Evidente que não. O entregador com sua moto ou bicicleta pertence ao mundo das coisas, dos negócios, do trabalho, da subsistência, faz parte da engrenagem social e econômica. É assim na modernidade muito mais do que em épocas pré-industriais. Nosso compasso é o da medida, da técnica, do consumo, da ultra especialização, do cálculo. Impossível a vida humana sem máquinas e tecnologia. 
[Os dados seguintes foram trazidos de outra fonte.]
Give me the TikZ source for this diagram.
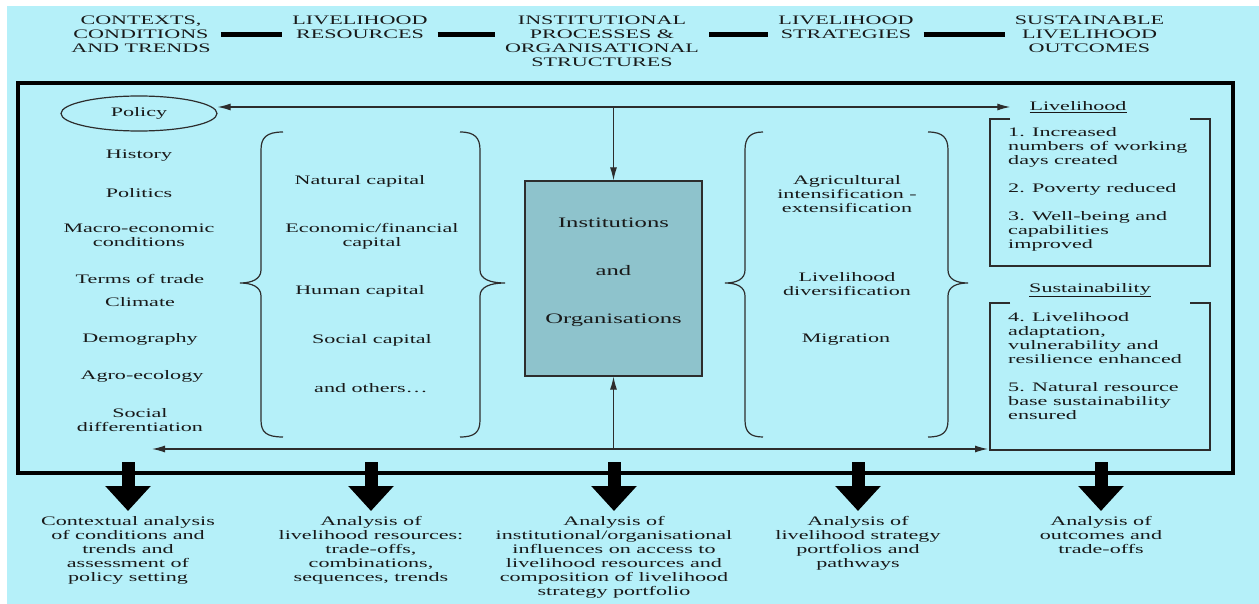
\documentclass[tikz,border=0pt]{standalone}
\usepackage{fontspec}
\setmainfont{Liberation Serif}[FakeStretch=1.7]
\usetikzlibrary{arrows.meta,shapes.geometric}

\definecolor{bgcyan}{RGB}{181,240,249}
\definecolor{boxteal}{RGB}{142,195,204}
\definecolor{inkgray}{RGB}{45,45,45}

\tikzset{
  txt/.style={font=\fontsize{13}{14}\selectfont, inner sep=0pt, align=center, text=black!90},
  thin/.style={line width=1.2pt, draw=inkgray},
  hbar/.style={line width=4.5pt, shorten >=10pt, shorten <=10pt},
  bigarrow/.style={line width=13pt, -{Triangle[length=25pt,width=44pt]}},
  instbox/.style={rectangle, draw=inkgray, line width=1.2pt, fill=boxteal, minimum width=177pt, minimum height=195pt},
}

\begin{document}
\begin{tikzpicture}[x=1pt,y=-1pt,>={Latex[length=13pt,width=7pt]}]
        \useasboundingbox (0,0) rectangle (1259,604);
        \fill[bgcyan] (7,6) rectangle (1259,604);

        \node[txt] (h1) at (141,34.5) {CONTEXTS,\\CONDITIONS\\AND TRENDS};
        \node[txt] (h2) at (360,27.5) {LIVELIHOOD\\RESOURCES};
        \node[txt] (h3) at (602,41.5) {INSTITUTIONAL\\PROCESSES \&\\ORGANISATIONAL\\STRUCTURES};
        \node[txt] (h4) at (846,27.5) {LIVELIHOOD\\STRATEGIES};
        \node[txt] (h5) at (1089.5,34.5) {SUSTAINABLE\\LIVELIHOOD\\OUTCOMES};

        \draw[hbar] (h1.east) -- (h1.east -| h2.west);
        \draw[hbar] (h1.east -| h2.east) -- (h1.east -| h3.west);
        \draw[hbar] (h1.east -| h3.east) -- (h1.east -| h4.west);
        \draw[hbar] (h5.west -| h4.east) -- (h5.west);

        \draw[line width=4pt] (18,83) rectangle (1233,473);

        \node[txt, ellipse, thin, minimum width=156pt, minimum height=35pt] (policy) at (139,113.5) {Policy};
        \node[txt] (ctx1) at (139,156) {History};
        \node[txt] (ctx2) at (139,193) {Politics};
        \node[txt] (ctx3) at (139,235.5) {Macro-economic\\conditions};
        \node[txt] (ctx4) at (140,279) {Terms of trade};
        \node[txt] (ctx5) at (140,302) {Climate};
        \node[txt] (ctx6) at (140,339) {Demography};
        \node[txt] (ctx7) at (142,376) {Agro-ecology};
        \node[txt] (ctx8) at (140,420) {Social\\differentiation};

        \draw[thin] (283,132) .. controls (266,132) and (261,138) .. (261,150) -- (261,270)
            .. controls (261,279) and (252,283) .. (240,283) .. controls (252,283) and (261,287) .. (261,296)
            -- (261,420) .. controls (261,432) and (266,437) .. (283,437);
        \draw[thin] (460,132) .. controls (475,132) and (480,138) .. (480,150) -- (480,270)
            .. controls (480,279) and (490,283) .. (505,283) .. controls (490,283) and (480,287) .. (480,296)
            -- (480,420) .. controls (480,432) and (475,437) .. (460,437);

        \node[txt] (res1) at (360,181) {Natural capital};
        \node[txt] (res2) at (372,236) {Economic/financial\\capital};
        \node[txt] (res3) at (360,291) {Human capital};
        \node[txt] (res4) at (372,340) {Social capital};
        \node[txt] (res5) at (371,388) {and others…};

        \node[instbox] (inst) at (613.5,278.5) {};
        \node[txt, font=\fontsize{14.5}{16}\selectfont] (insttxt) at (613.5,272) {Institutions\\[32pt]and\\[32pt]Organisations};

        \draw[thin] (763,132) .. controls (750,132) and (745,138) .. (745,150) -- (745,270)
            .. controls (745,279) and (737,283) .. (725,283) .. controls (737,283) and (745,287) .. (745,296)
            -- (745,420) .. controls (745,432) and (750,437) .. (763,437);
        \draw[thin] (928,132) .. controls (943,132) and (948,138) .. (948,150) -- (948,270)
            .. controls (948,279) and (956,283) .. (968,283) .. controls (956,283) and (948,287) .. (948,296)
            -- (948,420) .. controls (948,432) and (943,437) .. (928,437);

        \node[txt] (str1) at (847,194) {Agricultural\\intensification -\\extensification};
        \node[txt] (str2) at (847,284.5) {Livelihood\\diversification};
        \node[txt] (str3) at (846,340) {Migration};

        \node[txt] (livtitle) at (1078,107) {\underline{Livelihood}};
        \draw[thin] (1010,119) -- (990,119) -- (990,266) -- (1210,266) -- (1210,119) -- (1190,119);
        \node[txt, align=left, anchor=west] (out1) at (1008,189) {1. Increased\\numbers of working\\days created\\[14pt]2. Poverty reduced\\[14pt]3. Well-being and\\capabilities\\improved};

        \node[txt] (sustitle) at (1090,290) {\underline{Sustainability}};
        \draw[thin] (1010,303) -- (990,303) -- (990,450) -- (1210,450) -- (1210,303) -- (1190,303);
        \node[txt, align=left, anchor=west] (out2) at (1008,366) {4. Livelihood\\adaptation,\\vulnerability and\\resilience enhanced\\[14pt]5. Natural resource\\base sustainability\\ensured};

        \coordinate (botl) at (152,449);
        \coordinate (botr) at (988,449);
        \draw[thin,<->] (policy.east |- livtitle.west) -- ([xshift=-19pt]livtitle.west);
        \draw[thin,->] (inst.north |- livtitle.west) -- (inst.north);
        \draw[thin,<->] (botl) -- (botr);
        \draw[thin,->] (inst.south |- botl) -- (inst.south);

        \node[txt, anchor=north] (an1) at (128,516) {Contextual analysis\\of conditions and\\trends and\\assessment of\\policy setting};
        \node[txt, anchor=north] (an2) at (371,516) {Analysis of\\livelihood resources:\\trade-offs,\\combinations,\\sequences, trends};
        \node[txt, anchor=north] (an3) at (614,516) {Analysis of\\institutional/organisational\\influences on access to\\livelihood resources and\\composition of livelihood\\strategy portfolio};
        \node[txt, anchor=north] (an4) at (858,516) {Analysis of\\livelihood strategy\\portfolios and\\pathways};
        \node[txt, anchor=north] (an5) at (1101,516) {Analysis of\\outcomes and\\trade-offs};

        \coordinate (ar1) at (128,462);
        \coordinate (ar2) at (371,462);
        \coordinate (ar3) at (614,462);
        \coordinate (ar4) at (858,462);
        \coordinate (ar5) at (1101,462);
        \draw[bigarrow] (ar1) -- ([yshift=5pt]an1.north);
        \draw[bigarrow] (ar2) -- ([yshift=5pt]an2.north);
        \draw[bigarrow] (ar3) -- ([yshift=5pt]an3.north);
        \draw[bigarrow] (ar4) -- ([yshift=5pt]an4.north);
        \draw[bigarrow] (ar5) -- ([yshift=5pt]an5.north);
\end{tikzpicture}
\end{document}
Então, mais uma vez, faz algum sentido afirmar como Heidegger que esquecemos do ser? Qual o sentido da vida, ou, em termos conceituais, qual o sentido do ser? Seria a capacidade de ir além, algo como a busca do eterno no homem, esse eterno seria o ser que em meio às coisas nos desperta para a arte, o poético, o brilho nos olhos que vem da inspiração, da invenção, da abertura que deixa entrar certa luz, quando se é tomado pela sensação de uma presença, algum tipo de epifania, quando parece que tudo se ajusta, que o quebra-cabeças foi resolvido. A abertura para o ser é uma sintonia, uma sinfonia, uma revelação

A cada ser humano é dada a possibilidade de entender e de se fazer entender, como pelo grito de protesto, na tomada de uma difícil decisão, ao expor seu sofrimento, ou na explosão de alegria. 

São várias as maneiras de nos integrarmos ao ser, de comemorarmos a vida, de colocarmos o eterno em nossos corações e sair um pouco das engrenagens. Movimentos difíceis e raros. Os obstáculos são os de sempre: poder e cálculo de poder, mentira, violência, crueldade, falsidade, fanatismo. 

Urge abrir horizontes, essa é a questão do ser para Heidegger, é isso que precisa ser compreendido como uma música que soa ao longe e que apenas nós, seres humanos somos capazes de criar e de usufruir.